Qui rapportait ces propos du bey? le correspondant d'un journal italien, le Pungolo de Naples. Et il ajoutait avec raison : « Quant aux Italiens établis et nés à Tunis qui ont travaillé pendant vingt ans pour établir la suprématie italienne en ce pays, ils disent à leur gouvernement : Si vous ne vous sentiez pas capables de la conduire jusqu'au bout, pourquoi avez-vous suscité la question tunisienne?
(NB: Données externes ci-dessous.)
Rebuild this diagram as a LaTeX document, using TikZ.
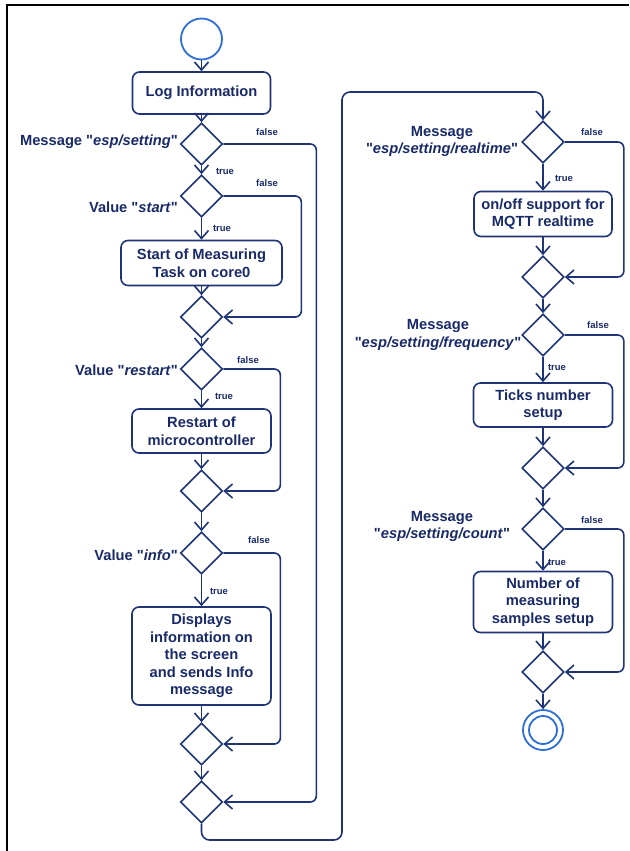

Nous étions si heureux auparavant, pourquoi êtes-vous venus nous troubler? »

Ces sentiments étaient ceux de la population européenne, des Israélites, des Maltais et d'un grand nombre de Maures de Tunis qui étaient revenus de leurs préventions contre la France ou qui mesuraient toute l'étendue et la gravité des fautes commises par nos adversaires.
Cependant, à la première nouvelle du départ des Français pour Tunis, la ville avait éprouvé une véritable panique. Dans le quartier des bazars, les Juifs avaient fermé leurs boutiques et s'étaient barricadés, craignant d'être pillés et massacrés par les Arabes avant l'arrivée de nos troupes. De nombreuses patrouilles furent organisées pour maintenir l'ordre. Sur la place de la Marine le férik ordonna aux zaptiés ou gendarmes de déclarer dans les rues de la ville que la population devait se rassurer et que les Français ne commettraient aucun désordre.
Il leur commanda également de disperser tout rassemblement, et les cafés arabes eurent l'ordre de se fermer avant la nuit. Ce qui avait ajouté au trouble, c'est qu'on avait annoncé l'entrée des troupes dans la ville même. Cette nouvelle avait pris d'autant plus de consistance que la veille deux hussards avaient failli prendre possession de la capitale de la Régence. Ces deux cavaliers du 1er hussards avaient été envoyés en estafettes de Fondouk à Djedeida. Ils avaient fait fausse route et étaient arrivés devant une des portes de Tunis dont les gardiens les regardaient avec consternation. Ils reconnurent leur erreur. L'un proposa de rebrousser chemin. L'autre répond : Pourquoi reculer? Entrons-y puisque nous y sommes. - Non, riposte le premier ; pas possible, nous n'avons pas d'ordre.